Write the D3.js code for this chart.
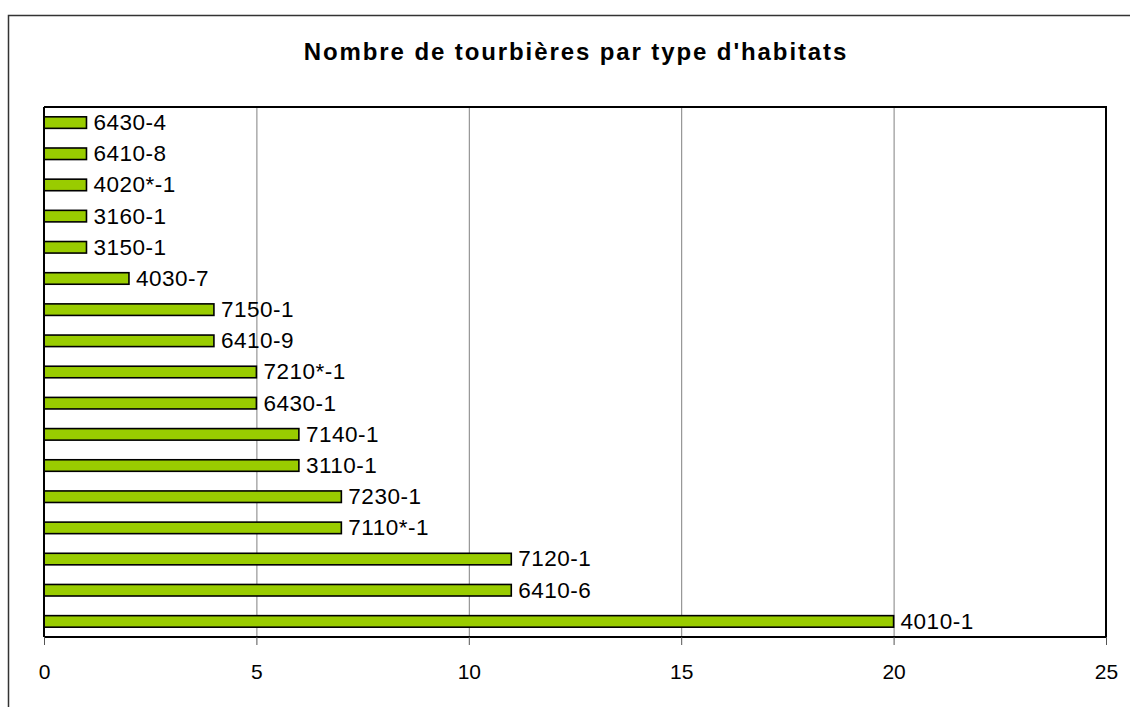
* * *
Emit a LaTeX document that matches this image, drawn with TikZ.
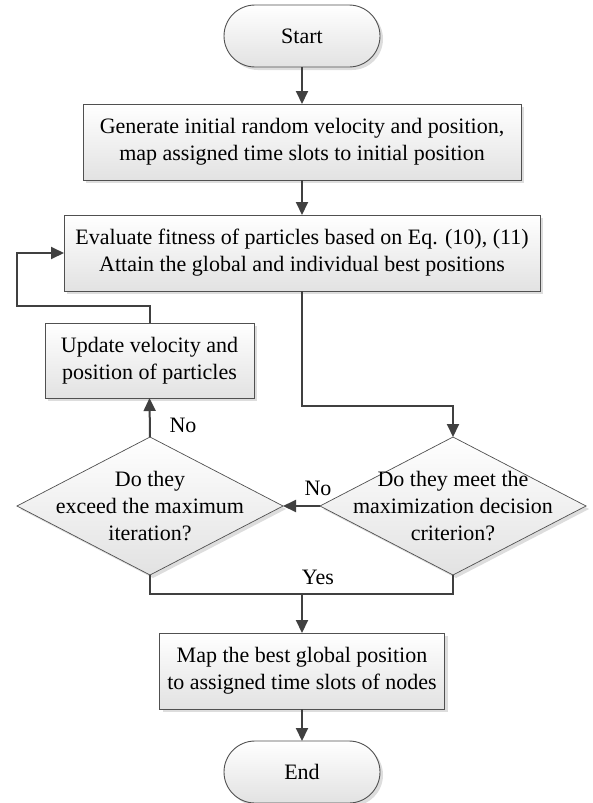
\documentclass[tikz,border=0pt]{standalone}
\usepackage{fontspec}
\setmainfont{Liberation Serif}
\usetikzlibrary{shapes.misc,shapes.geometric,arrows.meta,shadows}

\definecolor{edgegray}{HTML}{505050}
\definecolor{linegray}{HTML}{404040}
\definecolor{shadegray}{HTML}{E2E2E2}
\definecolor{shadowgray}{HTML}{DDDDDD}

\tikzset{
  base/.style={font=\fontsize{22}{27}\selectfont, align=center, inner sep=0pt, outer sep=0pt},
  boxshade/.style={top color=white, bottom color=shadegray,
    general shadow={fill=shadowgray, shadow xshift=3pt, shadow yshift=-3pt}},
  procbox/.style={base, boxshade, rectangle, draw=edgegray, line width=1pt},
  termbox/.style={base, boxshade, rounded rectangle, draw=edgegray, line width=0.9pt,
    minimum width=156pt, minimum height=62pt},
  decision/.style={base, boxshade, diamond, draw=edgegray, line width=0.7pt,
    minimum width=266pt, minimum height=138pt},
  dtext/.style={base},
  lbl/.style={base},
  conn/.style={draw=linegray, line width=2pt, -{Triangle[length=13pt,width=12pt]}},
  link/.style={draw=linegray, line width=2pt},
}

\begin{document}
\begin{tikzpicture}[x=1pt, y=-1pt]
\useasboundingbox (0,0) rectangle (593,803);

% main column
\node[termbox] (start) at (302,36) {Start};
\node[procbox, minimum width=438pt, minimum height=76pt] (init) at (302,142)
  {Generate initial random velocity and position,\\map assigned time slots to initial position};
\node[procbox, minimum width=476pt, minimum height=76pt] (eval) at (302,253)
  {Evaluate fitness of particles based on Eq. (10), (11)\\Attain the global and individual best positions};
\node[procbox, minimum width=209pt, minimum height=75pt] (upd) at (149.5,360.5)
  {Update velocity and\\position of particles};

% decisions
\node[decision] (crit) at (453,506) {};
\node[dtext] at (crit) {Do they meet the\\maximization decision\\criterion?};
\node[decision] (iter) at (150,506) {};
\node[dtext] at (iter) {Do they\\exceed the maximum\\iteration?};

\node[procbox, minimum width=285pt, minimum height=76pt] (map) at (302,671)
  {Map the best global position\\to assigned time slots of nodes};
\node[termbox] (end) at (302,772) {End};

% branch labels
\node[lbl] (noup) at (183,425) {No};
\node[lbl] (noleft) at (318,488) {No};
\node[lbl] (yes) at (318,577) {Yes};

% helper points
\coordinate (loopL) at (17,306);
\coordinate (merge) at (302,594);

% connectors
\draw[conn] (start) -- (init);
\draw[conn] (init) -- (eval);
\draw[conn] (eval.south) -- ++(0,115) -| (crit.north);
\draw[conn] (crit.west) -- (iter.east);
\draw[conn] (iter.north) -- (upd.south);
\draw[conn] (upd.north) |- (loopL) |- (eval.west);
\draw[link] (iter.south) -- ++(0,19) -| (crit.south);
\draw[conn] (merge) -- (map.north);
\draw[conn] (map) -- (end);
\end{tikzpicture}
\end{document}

__What the exercise asks__:
Keep the images out of the copy. Repeat word for word only the lines from the one containing "Emit a LaTeX" through the one containing "(0,0) rectangle (593,803);", both ends included.

__Completed task__:
Emit a LaTeX document that matches this image, drawn with TikZ.
\documentclass[tikz,border=0pt]{standalone}
\usepackage{fontspec}
\setmainfont{Liberation Serif}
\usetikzlibrary{shapes.misc,shapes.geometric,arrows.meta,shadows}

\definecolor{edgegray}{HTML}{505050}
\definecolor{linegray}{HTML}{404040}
\definecolor{shadegray}{HTML}{E2E2E2}
\definecolor{shadowgray}{HTML}{DDDDDD}

\tikzset{
  base/.style={font=\fontsize{22}{27}\selectfont, align=center, inner sep=0pt, outer sep=0pt},
  boxshade/.style={top color=white, bottom color=shadegray,
    general shadow={fill=shadowgray, shadow xshift=3pt, shadow yshift=-3pt}},
  procbox/.style={base, boxshade, rectangle, draw=edgegray, line width=1pt},
  termbox/.style={base, boxshade, rounded rectangle, draw=edgegray, line width=0.9pt,
    minimum width=156pt, minimum height=62pt},
  decision/.style={base, boxshade, diamond, draw=edgegray, line width=0.7pt,
    minimum width=266pt, minimum height=138pt},
  dtext/.style={base},
  lbl/.style={base},
  conn/.style={draw=linegray, line width=2pt, -{Triangle[length=13pt,width=12pt]}},
  link/.style={draw=linegray, line width=2pt},
}

\begin{document}
\begin{tikzpicture}[x=1pt, y=-1pt]
\useasboundingbox (0,0) rectangle (593,803);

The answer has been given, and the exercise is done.